For this depiction of a grotto in the gardens of Isis, the Egyptian goddess of fertility, Lequeu turned to Ovid’s tale of the nymph Arethusa. She was transformed into a spring to elude being raped by the river god Alephus; the god, in turn, transformed himself into a river to follow her further. Here, Alephus is represented as the cascade at left, and the waters mingle in a cavern whose oculus Lequeu’s inscription refers to as an orifice. The figure of the nymph recalls a description in the erotic Renaissance novel The Dream of Poliphilo.

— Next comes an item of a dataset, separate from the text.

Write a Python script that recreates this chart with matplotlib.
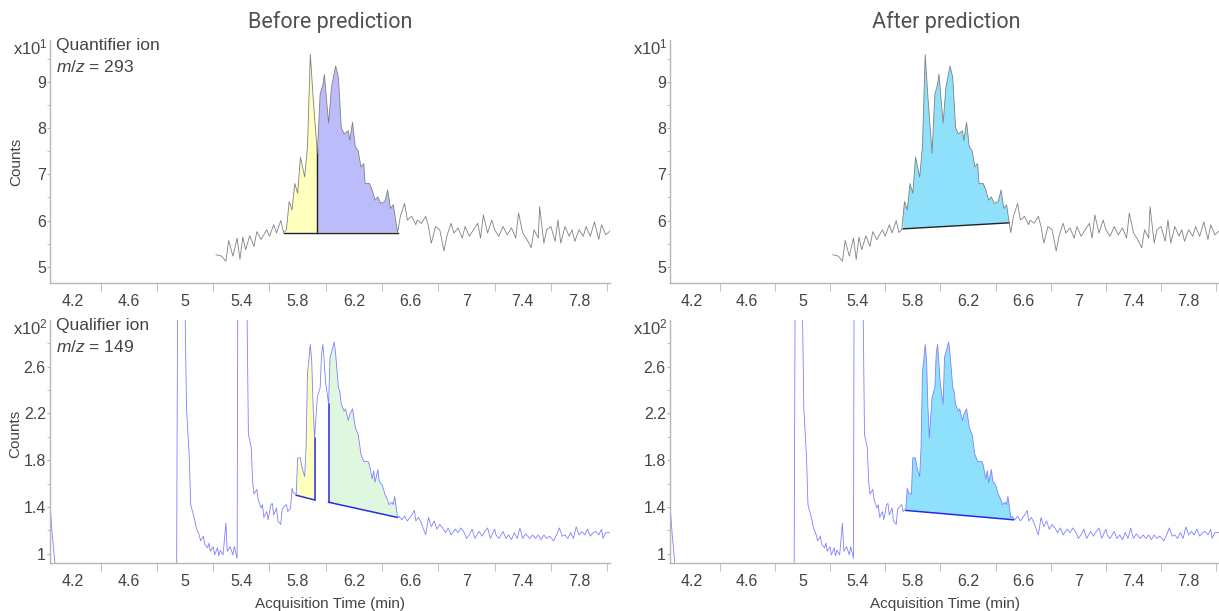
import numpy as np
import matplotlib
matplotlib.use('Agg')
from matplotlib import pyplot as plt

plt.rcParams['font.family'] = ['Liberation Sans', 'DejaVu Sans']
plt.rcParams['mathtext.fontset'] = 'custom'
plt.rcParams['mathtext.rm'] = 'Liberation Sans'
plt.rcParams['mathtext.it'] = 'Liberation Sans:italic'

# quantifier ion m/z 293 (counts x10^1)
quant_t = [5.22, 5.26, 5.29, 5.31, 5.34, 5.37, 5.39, 5.41, 5.43, 5.46, 5.49, 5.51, 5.54, 5.58,
           5.60, 5.63, 5.65, 5.68, 5.70, 5.72, 5.74, 5.76, 5.78, 5.80, 5.82, 5.85, 5.87, 5.89,
           5.91, 5.94, 5.96, 5.98, 5.99, 6.02, 6.04, 6.07, 6.09, 6.11, 6.13, 6.16, 6.17, 6.19,
           6.21, 6.23, 6.25, 6.27, 6.28, 6.31, 6.33, 6.35, 6.37, 6.39, 6.42, 6.44, 6.46, 6.48,
           6.51, 6.53, 6.56, 6.58, 6.61, 6.64, 6.65, 6.68, 6.71, 6.73, 6.75, 6.78, 6.81, 6.84,
           6.86, 6.89, 6.91, 6.94, 6.97, 6.99, 7.02, 7.05, 7.08, 7.10, 7.12, 7.15, 7.18, 7.20,
           7.23, 7.26, 7.29, 7.32, 7.35, 7.37, 7.40, 7.43, 7.46, 7.48, 7.51, 7.52, 7.55, 7.57,
           7.60, 7.63, 7.65, 7.67, 7.70, 7.73, 7.75, 7.77, 7.80, 7.83, 7.85, 7.88, 7.91, 7.94,
           7.96, 7.99, 8.03]
quant_y = [5.26, 5.23, 5.12, 5.57, 5.23, 5.62, 5.16, 5.64, 5.37, 5.67, 5.44, 5.76, 5.59, 5.80,
           5.66, 5.91, 5.73, 6.00, 5.74, 5.80, 6.41, 6.23, 6.80, 6.59, 7.37, 6.94, 7.59, 9.59,
           8.66, 7.45, 8.73, 8.94, 9.16, 8.10, 8.87, 9.34, 9.09, 8.01, 7.87, 7.94, 7.73, 8.12,
           7.59, 7.51, 7.16, 7.23, 6.80, 6.80, 6.66, 6.44, 6.51, 6.37, 6.41, 6.66, 6.26, 6.34,
           5.74, 6.09, 6.37, 6.01, 6.09, 5.91, 6.01, 5.94, 6.09, 5.87, 5.51, 5.87, 5.80, 5.34,
           5.66, 5.94, 5.73, 5.84, 5.62, 5.87, 5.66, 5.80, 5.94, 5.62, 6.12, 5.73, 6.01, 5.80,
           5.66, 5.87, 5.69, 5.84, 5.62, 6.16, 5.73, 5.59, 5.41, 5.80, 5.62, 6.30, 5.51, 5.80,
           5.87, 5.55, 6.01, 5.51, 5.87, 5.66, 5.80, 5.55, 5.80, 5.66, 5.87, 5.66, 5.97, 5.59,
           5.91, 5.69, 5.80]

# qualifier ion m/z 149 (counts x10^2)
qual_t = [4.036, 4.056, 4.08, 4.94, 4.955, 4.995, 5.00, 5.01, 5.03, 5.04, 5.06, 5.07, 5.08,
          5.10, 5.11, 5.13, 5.14, 5.16, 5.17, 5.18, 5.20, 5.21, 5.23, 5.24, 5.25, 5.27, 5.29,
          5.30, 5.32, 5.34, 5.35, 5.37, 5.38, 5.43, 5.44, 5.45, 5.47, 5.48, 5.49, 5.51, 5.52,
          5.54, 5.55, 5.56, 5.58, 5.59, 5.61, 5.62, 5.63, 5.65, 5.66, 5.68, 5.69, 5.71, 5.72,
          5.73, 5.75, 5.76, 5.77, 5.79, 5.80, 5.82, 5.83, 5.85, 5.86, 5.87, 5.89, 5.90, 5.91,
          5.92, 5.93, 5.94, 5.96, 5.97, 5.98, 6.00, 6.01, 6.02, 6.03, 6.06, 6.07, 6.09, 6.10,
          6.11, 6.13, 6.14, 6.16, 6.17, 6.19, 6.21, 6.23, 6.24, 6.25, 6.27, 6.30, 6.31, 6.33,
          6.34, 6.35, 6.37, 6.38, 6.40, 6.41, 6.42, 6.44, 6.45, 6.47, 6.48, 6.49, 6.51, 6.52,
          6.54, 6.56, 6.58, 6.61, 6.63, 6.64, 6.66, 6.68, 6.71, 6.73, 6.75, 6.77, 6.79, 6.81,
          6.83, 6.85, 6.87, 6.89, 6.92, 6.94, 6.96, 6.98, 7.00, 7.02, 7.04, 7.06, 7.09, 7.11,
          7.13, 7.15, 7.17, 7.20, 7.21, 7.23, 7.26, 7.28, 7.30, 7.32, 7.34, 7.36, 7.38, 7.40,
          7.42, 7.45, 7.47, 7.49, 7.51, 7.53, 7.55, 7.57, 7.59, 7.62, 7.64, 7.66, 7.68, 7.70,
          7.72, 7.74, 7.76, 7.78, 7.80, 7.82, 7.84, 7.86, 7.88, 7.90, 7.92, 7.94, 7.96, 7.97,
          7.99, 8.03]
qual_y = [1.49, 1.16, 0.85, 0.85, 6.00, 6.00, 3.10, 2.25, 1.82, 1.42, 1.33, 1.28, 1.22,
          1.16, 1.11, 1.15, 1.08, 1.05, 1.09, 1.02, 1.06, 0.99, 1.05, 0.98, 1.03, 0.99, 1.26,
          1.02, 1.06, 0.99, 1.06, 0.96, 6.00, 6.00, 3.10, 2.02, 1.91, 1.62, 1.51, 1.55, 1.46,
          1.39, 1.42, 1.31, 1.36, 1.29, 1.42, 1.43, 1.33, 1.39, 1.28, 1.25, 1.38, 1.41, 1.42,
          1.36, 1.39, 1.56, 1.52, 1.51, 1.82, 1.82, 1.74, 1.66, 1.91, 2.54, 2.79, 2.65, 2.25,
          1.99, 2.16, 2.34, 2.42, 2.71, 2.79, 2.45, 2.37, 2.28, 2.68, 2.81, 2.71, 2.42, 2.39,
          2.28, 2.22, 2.24, 2.14, 2.19, 2.24, 2.08, 2.02, 1.94, 1.85, 1.79, 1.79, 1.76, 1.64,
          1.71, 1.61, 1.72, 1.62, 1.59, 1.55, 1.51, 1.46, 1.42, 1.44, 1.42, 1.49, 1.31, 1.32,
          1.29, 1.32, 1.28, 1.33, 1.37, 1.28, 1.31, 1.26, 1.16, 1.31, 1.23, 1.28, 1.21, 1.25,
          1.22, 1.18, 1.22, 1.16, 1.21, 1.18, 1.22, 1.19, 1.13, 1.16, 1.21, 1.13, 1.19, 1.15,
          1.19, 1.22, 1.13, 1.21, 1.16, 1.13, 1.19, 1.13, 1.16, 1.12, 1.18, 1.13, 1.22, 1.13,
          1.17, 1.13, 1.16, 1.13, 1.16, 1.12, 1.16, 1.13, 1.15, 1.11, 1.16, 1.22, 1.15, 1.16,
          1.13, 1.18, 1.13, 1.23, 1.16, 1.19, 1.16, 1.21, 1.15, 1.18, 1.19, 1.16, 1.21, 1.13,
          1.18, 1.18]

# integration windows: (start, end, baseline at start, baseline at end)
quant_before = [(5.70, 5.937, 5.74, 5.74), (5.937, 6.51, 5.74, 5.74)]
qual_before = [(5.79, 5.92, 1.50, 1.46), (6.02, 6.51, 1.44, 1.31)]
quant_after = (5.73, 6.50, 5.82, 5.95)
qual_after = (5.75, 6.53, 1.37, 1.29)

xlabels = ['4.2', '4.6', '5', '5.4', '5.8', '6.2', '6.6', '7', '7.4', '7.8']
xlabel_pos = [4.2, 4.6, 5.0, 5.4, 5.8, 6.2, 6.6, 7.0, 7.4, 7.8]
xtick_marks = [4.4, 4.8, 5.2, 5.6, 6.0, 6.4, 6.8, 7.2, 7.6, 8.0]

grey = '#808080'
violet = '#8080ff'
txt = '#444444'


def peak_polygon(t, y, win):
    t0, t1, b0, b1 = win
    t = np.asarray(t)
    y = np.asarray(y)
    m = (t > t0) & (t < t1)
    xs = np.concatenate([[t0], t[m], [t1]])
    ys = np.concatenate([[np.interp(t0, t, y)], y[m], [np.interp(t1, t, y)]])
    return np.concatenate([xs, [t1, t0]]), np.concatenate([ys, [b1, b0]])


def style(ax, ylim, yt, ylab, ymin, power):
    ax.set_xlim(4.04, 8.02)
    ax.set_ylim(*ylim)
    for s in ['top', 'right']:
        ax.spines[s].set_visible(False)
    for s in ['left', 'bottom']:
        ax.spines[s].set_color('#b5b5b5')
        ax.spines[s].set_linewidth(1.0)
    ax.set_xticks(xlabel_pos, xlabels)
    ax.set_xticks(xtick_marks, minor=True)
    ax.set_yticks(yt, ylab)
    ax.set_yticks(ymin, minor=True)
    ax.tick_params(axis='x', which='major', length=0, pad=8, labelsize=11.5, labelcolor=txt)
    ax.tick_params(axis='x', which='minor', length=6, color='#b5b5b5')
    ax.tick_params(axis='y', which='major', length=2, pad=1, labelsize=11.5,
                   labelcolor=txt, color='#b5b5b5')
    ax.tick_params(axis='y', which='minor', length=2, color='#b5b5b5')
    ax.text(-0.004, 1.01, 'x10$^{%d}$' % power, transform=ax.transAxes,
            ha='right', va='top', fontsize=12, color=txt)


fig = plt.figure(figsize=(12.19, 6.11), dpi=100)
w_l = 560 / 1219
w_r = 549 / 1219
h = 243 / 611
ax1 = fig.add_axes([50 / 1219, 1 - 283 / 611, w_l, h])
ax2 = fig.add_axes([670 / 1219, 1 - 283 / 611, w_r, h])
ax3 = fig.add_axes([50 / 1219, 1 - 563 / 611, w_l, h])
ax4 = fig.add_axes([670 / 1219, 1 - 563 / 611, w_r, h])

top_lim = (4.65, 9.9)
bot_lim = (0.92, 3.0)
top_t = [5, 6, 7, 8, 9]
top_m = [5.5, 6.5, 7.5, 8.5, 9.5]
bot_t = [1.0, 1.4, 1.8, 2.2, 2.6]
bot_m = [1.2, 1.6, 2.0, 2.4, 2.8]

# before prediction, quantifier
for win, col in zip(quant_before, ['#ffffbe', '#bcbcfa']):
    px, py = peak_polygon(quant_t, quant_y, win)
    ax1.fill(px, py, color=col, lw=0)
ax1.plot([quant_before[0][0], quant_before[1][1]], [quant_before[0][2], quant_before[1][3]],
         color='#222222', lw=1.0)
split = quant_before[1][0]
ax1.plot([split, split], [quant_before[1][2], np.interp(split, quant_t, quant_y)],
         color='#222222', lw=1.0)
ax1.plot(quant_t, quant_y, color=grey, lw=0.6)

# after prediction, quantifier
px, py = peak_polygon(quant_t, quant_y, quant_after)
ax2.fill(px, py, color='#8ee0fb', lw=0)
ax2.plot([quant_after[0], quant_after[1]], [quant_after[2], quant_after[3]], color='#222222', lw=1.0)
ax2.plot(quant_t, quant_y, color=grey, lw=0.6)

# before prediction, qualifier
for win, col in zip(qual_before, ['#ffffbe', '#dff6df']):
    px, py = peak_polygon(qual_t, qual_y, win)
    ax3.fill(px, py, color=col, lw=0)
    ax3.plot([win[0], win[1]], [win[2], win[3]], color='#2a2ae6', lw=1.1)
ax3.plot([qual_before[0][1]] * 2, [qual_before[0][3], np.interp(qual_before[0][1], qual_t, qual_y)],
         color='#2a2ae6', lw=1.1)
ax3.plot([qual_before[1][0]] * 2, [qual_before[1][2], np.interp(qual_before[1][0], qual_t, qual_y)],
         color='#2a2ae6', lw=1.1)
ax3.plot(qual_t, qual_y, color=violet, lw=0.6)

# after prediction, qualifier
px, py = peak_polygon(qual_t, qual_y, qual_after)
ax4.fill(px, py, color='#8ee0fb', lw=0)
ax4.plot([qual_after[0], qual_after[1]], [qual_after[2], qual_after[3]], color='#2a2ae6', lw=1.1)
ax4.plot(qual_t, qual_y, color=violet, lw=0.6)

style(ax1, top_lim, top_t, [str(v) for v in top_t], top_m, 1)
style(ax2, top_lim, top_t, [str(v) for v in top_t], top_m, 1)
style(ax3, bot_lim, bot_t, ['1', '1.4', '1.8', '2.2', '2.6'], bot_m, 2)
style(ax4, bot_lim, bot_t, ['1', '1.4', '1.8', '2.2', '2.6'], bot_m, 2)

ax1.text(0.01, 1.01, 'Quantifier ion', transform=ax1.transAxes, ha='left', va='top',
         fontsize=12.5, color=txt)
ax1.text(0.01, 0.92, '$\\mathit{m/z}$ = 293', transform=ax1.transAxes, ha='left', va='top',
         fontsize=12.5, color=txt)
ax3.text(0.01, 1.01, 'Qualifier ion', transform=ax3.transAxes, ha='left', va='top',
         fontsize=12.5, color=txt)
ax3.text(0.01, 0.92, '$\\mathit{m/z}$ = 149', transform=ax3.transAxes, ha='left', va='top',
         fontsize=12.5, color=txt)

ax1.set_ylabel('Counts', fontsize=11, color=txt)
ax1.yaxis.set_label_coords(-0.047, 0.5)
ax3.set_ylabel('Counts', fontsize=11, color=txt)
ax3.yaxis.set_label_coords(-0.05, 0.53)
for ax in [ax3, ax4]:
    ax.set_xlabel('Acquisition Time (min)', fontsize=11, color=txt, labelpad=6)

fig.text(330 / 1219, 1 - 22 / 611, 'Before prediction', ha='center', va='center',
         fontsize=15.5, color='#505050', family=['Roboto', 'DejaVu Sans'])
fig.text(946 / 1219, 1 - 22 / 611, 'After prediction', ha='center', va='center',
         fontsize=15.5, color='#505050', family=['Roboto', 'DejaVu Sans'])

plt.savefig('out.png', dpi=100)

Lequeu owned the 1804 edition of the text.
At upper right, Lequeu envisioned his own tomb, containing his “cadaver embalmed in bitumen.” The sepulchre is surmounted by the instruments of Lequeu’s profession as an architectural draftsman, including a compass, rulers, and porte-crayon. Beneath the flap of paper on which the tomb is drawn, however, is an alternative design bearing a Greek cross—an echo of Lequeu’s bitter remark that he carried the cross his entire life.
Jean-Jacques Lequeu (1757–1826)
Cavern in the Gardens of Isis, from Civil Architecture, ca. 1810–25
Pen and black ink, brown and gray wash, watercolor, patch with revision at upper right
Bibliothèque nationale de France, Departement des Estampes et de la photographie
Jennifer Tonkovich: The last decade of Lequeu's life leading up to the donation of his drawings to the Royal Library was rife with challenges. At the end of September 1815, the 58-year-old Lequeu was forced into retirement with a modest annual pension. He became increasingly isolated and his morale seems to have deteriorated. His writings reveal his feelings of bitterness and anger toward his peers. He described his outlook in a letter. As for the architect, Lequeu, having lost the property of his ancestors by revolutionary laws and by other misfortunes that result from it, he consoles himself with his wisdom, he cultivates the arts and sciences he loves. Bored with the deceitful world and its extravagances, he seeks in the solitary paths of the fields the secrets of nature, the course of the stars, but above all, he strives to adorn his soul by pure virtue, this gift of God. But he was not to have a tranquil time in his retirement. He struggled, as all urban dwellers do, with noisy neighbors, lamenting to his landlord, "If you have a good memory, you'll recall that my room is my design office where I work. That people at home must not hear a hurly-burly in the morning, including the Lord's days of rest. And even at night, two individuals noisily drop boots and bang shoes." It was in his apartment where he produced over 800 drawings and where he contended with obnoxious neighbors. That Lequeu died at the age of 69 on the 28th of March 1820.